Q: About fed up with my new iMac
About six months ago my 8-year-old desktop iMac began giving me trouble--it would restart by itself right in the middle of me working on a project. Then it would shut down all by itself. Sometimes I couldn't start it up again without unplugging it. I had it looked at by three different Apple specialists, and while they were unable to give me a precise reason for the problems, they all recommended I don't fix it, since it was so old.
I kept it until three weeks ago when it would not start again, no matter what I did.
So I drove down to my local Apple store and bought a new 21-incher. When I unpacked it, I hooked up my Time Machine backup from the old machine and migrated all the data and apps to the new machine. So far so good.
But when I began using the new 1 TB machine--now loaded with the 250 GB of stuff from the old machine--I found it to be incredibly slow. Anything I tried to do, from opening my web browser to opening a document, took at least 30 seconds. Quite often the spinning pinwheel would show up and I'd have to force quit whatever it was I was trying to do.
I called Apple Care a couple of times and while we tried some things (such as deleting caches and adjusting the P-ram), nothing worked. The machine remained as slow as molasses.

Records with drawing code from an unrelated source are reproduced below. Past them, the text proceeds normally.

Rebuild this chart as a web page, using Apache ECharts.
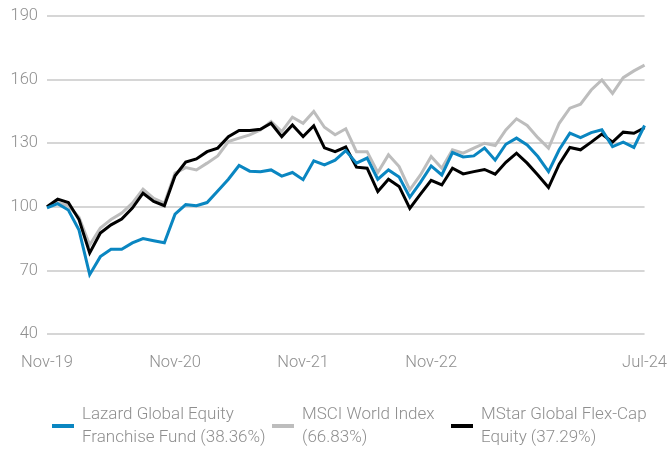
<!DOCTYPE html>
<html>
<head>
<meta charset="utf-8">
<script src="https://cdn.jsdelivr.net/npm/echarts@6/dist/echarts.min.js"></script>
<style>
  html, body { margin: 0; padding: 0; background: #fff; }
  .chart { width: 670px; height: 450px; }
</style>
</head>
<body>
<div class="chart"></div>
<script>
var months = [
    'Nov-19', 'Dec-19', 'Jan-20', 'Feb-20', 'Mar-20', 'Apr-20', 'May-20', 'Jun-20', 'Jul-20', 'Aug-20', 'Sep-20', 'Oct-20',
    'Nov-20', 'Dec-20', 'Jan-21', 'Feb-21', 'Mar-21', 'Apr-21', 'May-21', 'Jun-21', 'Jul-21', 'Aug-21', 'Sep-21', 'Oct-21',
    'Nov-21', 'Dec-21', 'Jan-22', 'Feb-22', 'Mar-22', 'Apr-22', 'May-22', 'Jun-22', 'Jul-22', 'Aug-22', 'Sep-22', 'Oct-22',
    'Nov-22', 'Dec-22', 'Jan-23', 'Feb-23', 'Mar-23', 'Apr-23', 'May-23', 'Jun-23', 'Jul-23', 'Aug-23', 'Sep-23', 'Oct-23',
    'Nov-23', 'Dec-23', 'Jan-24', 'Feb-24', 'Mar-24', 'Apr-24', 'May-24', 'Jun-24', 'Jul-24'
];
var shownLabels = ['Nov-19', 'Nov-20', 'Nov-21', 'Nov-22', 'Jul-24'];

var lazardName = 'Lazard Global Equity\nFranchise Fund (38.36%)';
var msciName = 'MSCI World Index\n(66.83%)';
var mstarName = 'MStar Global Flex-Cap\nEquity (37.29%)';

var lazard = [
    99.5, 101.5, 98.5, 89, 68, 76.5, 80, 80, 83, 85, 84, 83,
    96.5, 101, 100.5, 102, 107.5, 113, 119.5, 116.8, 116.5, 117.4, 114.5, 116.2,
    112.8, 121.7, 119.8, 122, 126.5, 120.6, 123, 113, 117.4, 114, 104.5, 111.5,
    119.3, 115, 125.6, 123.5, 124, 127.7, 122, 129.5, 132.4, 129.2, 123.7, 116.6,
    126.9, 134.7, 132.6, 135, 136.3, 128.4, 130.5, 128, 138.36
];
var msci = [
    100, 102, 100.5, 95, 82, 90, 94, 97, 101.7, 108.3, 104, 101.7,
    115.9, 118.5, 117.4, 120.6, 124, 130.8, 132.4, 133.9, 136.3, 140.2, 135.5, 142.3,
    139.4, 145, 137.5, 134, 136.8, 126, 126, 116.2, 124.5, 119, 108, 115,
    123.7, 118.2, 126.9, 125.3, 127.7, 130, 128.9, 136.3, 141.5, 138.4, 132.6, 127.7,
    139.4, 146.5, 148.4, 155.1, 159.8, 153.5, 160.9, 164.1, 166.83
];
var mstar = [
    100, 103.6, 102, 94, 78.2, 87.6, 91.5, 94.2, 99.4, 106.4, 102.5, 100.5,
    114.6, 121.1, 122.6, 126, 127.7, 133.1, 136, 136, 136.6, 139.4, 133.1, 138.6,
    133.1, 138.2, 127.8, 126, 128.2, 118.7, 118.2, 107.2, 113, 109.6, 99.3, 106,
    112.5, 110.3, 118.2, 115.5, 116.6, 117.6, 115.4, 121, 125.3, 120.6, 115, 109.1,
    120.1, 128, 126.9, 130.5, 134.3, 130.5, 135.2, 134.7, 137.29
];

var textFont = 'Roboto, "Noto Sans", sans-serif';
var textColor = '#8f8f8f';

function legendAt(name, left) {
    return {
        data: [name],
        left: left,
        top: 403,
        padding: 0,
        orient: 'horizontal',
        icon: 'rect',
        itemWidth: 22,
        itemHeight: 4,
        selectedMode: false,
        textStyle: {
            color: textColor,
            fontFamily: textFont,
            fontWeight: 300,
            fontSize: 17,
            lineHeight: 23,
            padding: [0, 0, 0, 3]
        }
    };
}

function lineSeries(name, data, color, z) {
    return {
        name: name,
        type: 'line',
        data: data,
        z: z,
        showSymbol: false,
        symbol: 'none',
        animation: false,
        color: color,
        lineStyle: { color: color, width: 3, join: 'miter' },
        itemStyle: { color: color }
    };
}

var myChart = echarts.init(document.querySelector('.chart'));
var option = {
    backgroundColor: '#fff',
    animation: false,
    grid: { left: 47, right: 23, top: 16, bottom: 116 },
    legend: [
        legendAt(lazardName, 52),
        legendAt(msciName, 272),
        legendAt(mstarName, 451)
    ],
    xAxis: {
        type: 'category',
        data: months,
        boundaryGap: false,
        axisLine: { show: false },
        axisTick: { show: false },
        axisLabel: {
            color: textColor,
            fontFamily: textFont,
            fontWeight: 300,
            fontSize: 16.5,
            margin: 20,
            interval: function (index, value) {
                return shownLabels.indexOf(value) >= 0;
            }
        }
    },
    yAxis: {
        type: 'value',
        min: 40,
        max: 190,
        interval: 30,
        axisLine: { show: false },
        axisTick: { show: false },
        axisLabel: {
            color: textColor,
            fontFamily: textFont,
            fontWeight: 300,
            fontSize: 16.5,
            margin: 9
        },
        splitLine: { lineStyle: { color: '#d6d6d6', width: 2 } }
    },
    series: [
        lineSeries(msciName, msci, '#bdbdbd', 2),
        lineSeries(mstarName, mstar, '#000000', 3),
        lineSeries(lazardName, lazard, '#0a86c1', 4)
    ]
};
myChart.setOption(option);
window.addEventListener('resize', function () {
    myChart.resize();
});
</script>
</body>
</html>
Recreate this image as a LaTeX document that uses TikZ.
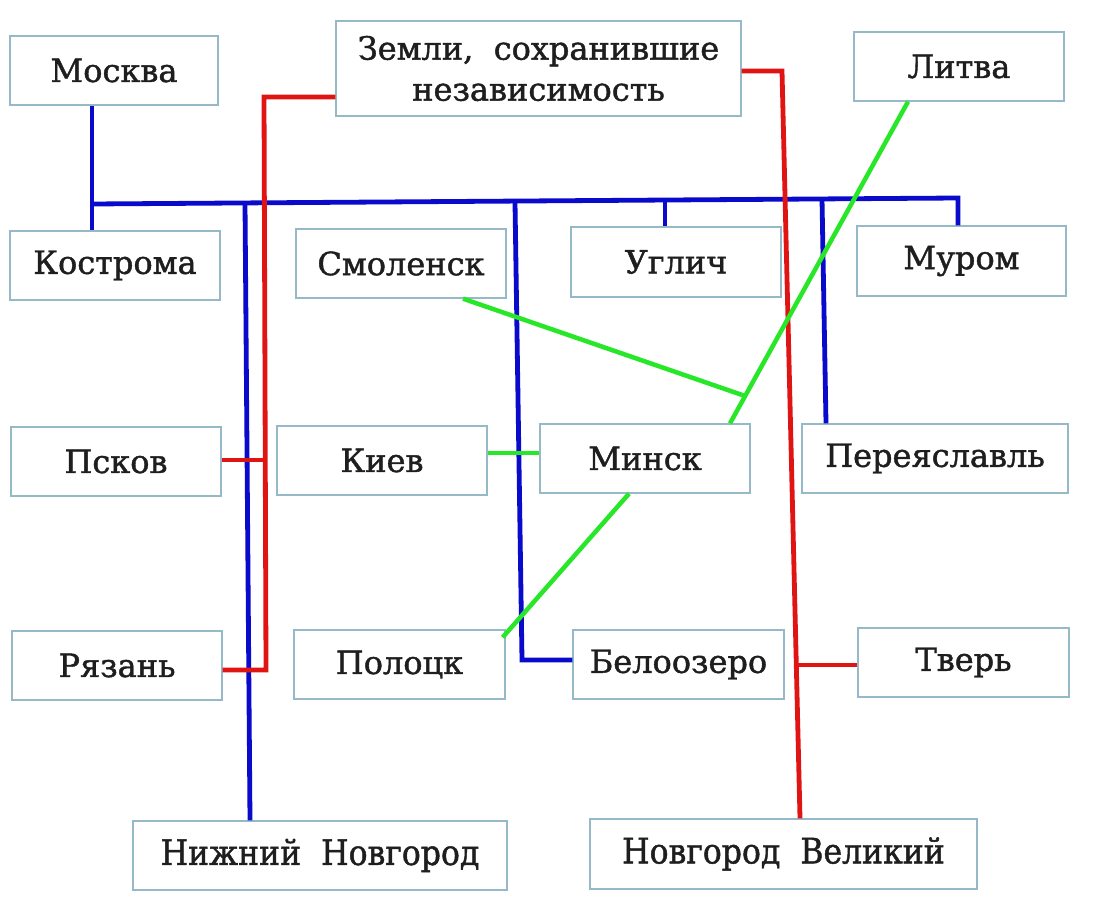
\documentclass[tikz,border=0pt]{standalone}
\usepackage{fontspec}
\setmainfont{DejaVu Serif}
\newfontfamily\cityfont[UprightFeatures={FakeBold=1.3}]{DejaVu Serif}
\newfontfamily\condfont[UprightFeatures={FakeBold=1.3}, FakeStretch=0.9]{DejaVu Serif}
\usetikzlibrary{calc}
\definecolor{boxline}{RGB}{150,185,200}
\definecolor{lblue}{RGB}{10,10,205}
\definecolor{lred}{RGB}{225,20,20}
\definecolor{lgreen}{RGB}{40,230,40}
\definecolor{txt}{RGB}{30,30,30}
\tikzset{
  city/.style={draw=boxline, line width=1.3pt, inner sep=0pt, text=txt,
    font=\cityfont\fontsize{32}{41}\selectfont, align=center},
  bluel/.style={draw=lblue, line width=4.8pt},
  redl/.style={draw=lred, line width=4.8pt},
  greenl/.style={draw=lgreen, line width=4.5pt},
}
\begin{document}
\begin{tikzpicture}[x=1pt,y=-1pt]
\useasboundingbox[fill=white] (0,0) rectangle (1099,917);
% boxes
\node[city, minimum width=208pt, minimum height=69pt] (moskva) at (114,70.5) {Москва};
\node[city, minimum width=405pt, minimum height=95pt] (zemli) at (538.5,68.5) {Земли,\ \ сохранившие\\[0pt]независимость};
\node[city, minimum width=210pt, minimum height=69pt] (litva) at (959,66.5) {Литва};
\node[city, minimum width=210pt, minimum height=69pt] (kostroma) at (115,265.5) {Кострома};
\node[city, minimum width=210pt, minimum height=69pt] (smolensk) at (401,263.5) {Смоленск};
\node[city, minimum width=210pt, minimum height=70pt] (uglich) at (676,262) {Углич};
\node[city, minimum width=209pt, minimum height=70pt] (murom) at (961.5,261) {Муром};
\node[city, minimum width=210pt, minimum height=69pt] (pskov) at (116,461.5) {Псков};
\node[city, minimum width=210pt, minimum height=69pt] (kiev) at (382,460.5) {Киев};
\node[city, minimum width=210pt, minimum height=69pt] (minsk) at (645,458.5) {Минск};
\node[city, minimum width=266pt, minimum height=69pt] (pereyaslavl) at (935,458.5) {Переяславль};
\node[city, minimum width=210pt, minimum height=69pt] (ryazan) at (117,665.5) {Рязань};
\node[city, minimum width=211pt, minimum height=69pt] (polotsk) at (399.5,664.5) {Полоцк};
\node[city, minimum width=211pt, minimum height=69pt] (beloozero) at (678.5,664.5) {Белоозеро};
\node[city, minimum width=211pt, minimum height=69pt] (tver) at (963.5,662.5) {Тверь};
\node[city, minimum width=374pt, minimum height=69pt, font=\condfont\fontsize{35}{40}\selectfont] (nnov) at (320,855.5) {Нижний\ \ Новгород};
\node[city, minimum width=387pt, minimum height=70pt, font=\condfont\fontsize{35}{40}\selectfont] (velikiy) at (783.5,854) {Новгород\ \ Великий};
% junction coordinates
\coordinate (mx) at (92,0);
\coordinate (busl) at (92,204);
\coordinate (busr) at (958,198);
\coordinate (d1) at (245,203);
\coordinate (d1b) at (250,0);
\coordinate (d2) at (515,202.5);
\coordinate (d2b) at (522,660);
\coordinate (d3) at (665,201);
\coordinate (d4) at (822,199);
\coordinate (d4b) at (826,0);
\coordinate (rl) at (264,97);
\coordinate (rlb) at (266,670);
\coordinate (rp) at (265,460);
\coordinate (rr) at (782,71);
\coordinate (rrb) at (800,0);
\coordinate (rt) at (798,665);
\coordinate (gl) at (908,0);
\coordinate (gm) at (730,0);
\coordinate (gs) at (463,0);
\coordinate (gk) at (0,453);
\coordinate (gmb) at (629,0);
% blue connectors
\draw[bluel] (moskva.south -| mx) -- (kostroma.north -| mx);
\draw[bluel, line join=miter] (busl) -- (busr) -- (murom.north -| busr);
\draw[bluel] (d1) -- (nnov.north -| d1b);
\draw[bluel, line join=miter] (d2) -- (d2b) -- (beloozero.west |- d2b);
\draw[bluel] (d3) -- (uglich.north -| d3);
\draw[bluel] (d4) -- (pereyaslavl.north -| d4b);
% red connectors
\draw[redl, line join=miter] (zemli.west |- rl) -- (rl) -- (rlb) -- (ryazan.east |- rlb);
\draw[redl] (pskov.east |- rp) -- (rp);
\draw[redl, line join=miter] (zemli.east |- rr) -- (rr) -- (velikiy.north -| rrb);
\draw[redl] (rt) -- (tver.west |- rt);
% green connectors
\coordinate (glt) at (litva.south -| gl);
\coordinate (gmn) at (minsk.north -| gm);
\draw[greenl] (glt) -- (gmn);
\draw[greenl] (smolensk.south -| gs) -- ($(glt)!0.915!(gmn)$);
\draw[greenl] (kiev.east |- gk) -- (minsk.west |- gk);
\draw[greenl] (minsk.south -| gmb) -- ($(polotsk.north east)+(-3,8)$);
\end{tikzpicture}
\end{document}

So I took it back to the Apple Store. Genius Bar Guy could only recommend that I wipe all the data clean and do another migration from the backup drive. He speculated that possibly there was a corrupted file in my backup drive, or that there was a hiccup during the original migration. I pointed out that perhaps doing a second migration wasn't a good idea, because it might be inviting the same problem again. So we agreed I should just manually pick and choose what I wanted to work with from the backup drive, as opposed to re-importing the whole thing again.
So today I get on the computer to start picking and choosing files, and the first thing I notice is that the Time Machine icon is missing from the menu bar. So I get back on the phone with Apple Care and the guy tells me how to get the icon in the bar. So I do, and I enter Time Machine to grab some files. Turns out Time Machine is completely blank! No files whatsoever. Five years of backed-up data seems to have disappeared.
So Apple Care Guy says it seems like you don't have any backed-up data. I said, that's ridiculous, I've been using Time Machine for at least five years and it's worked great and I've always been able to retrieve old data from it when needed.
So he gets his senior tech on the line. Ninety minutes later we discover that the data is indeed there, but for some reason my new machine is not recognizing it--it's as if Time Machine is hiding it from the machine. All he can say is, "Weird."
Finally he figures out a work-around where I can get get access to my data. We successfully download my old desktop and documents. We then begin the process to download all my movies, photos, and music. At that point, I decide to go to work and let the machine do its work in solitude. At the end of the day when I come home, I discover that the movies, photos and music had failed to download.
So I don't know what to do at this point. Genius Bar can't get it to work. Apple Care can't get it to work. What was supposed to be a simple migration of data from an old, dependable machine to a spanking-new, much more advanced machine has turned into an exercise in futility and a waste of time. This is what I paid $1200 for?
Anybody have some words of solace for me? Or better yet, some way to fix this? Thanks.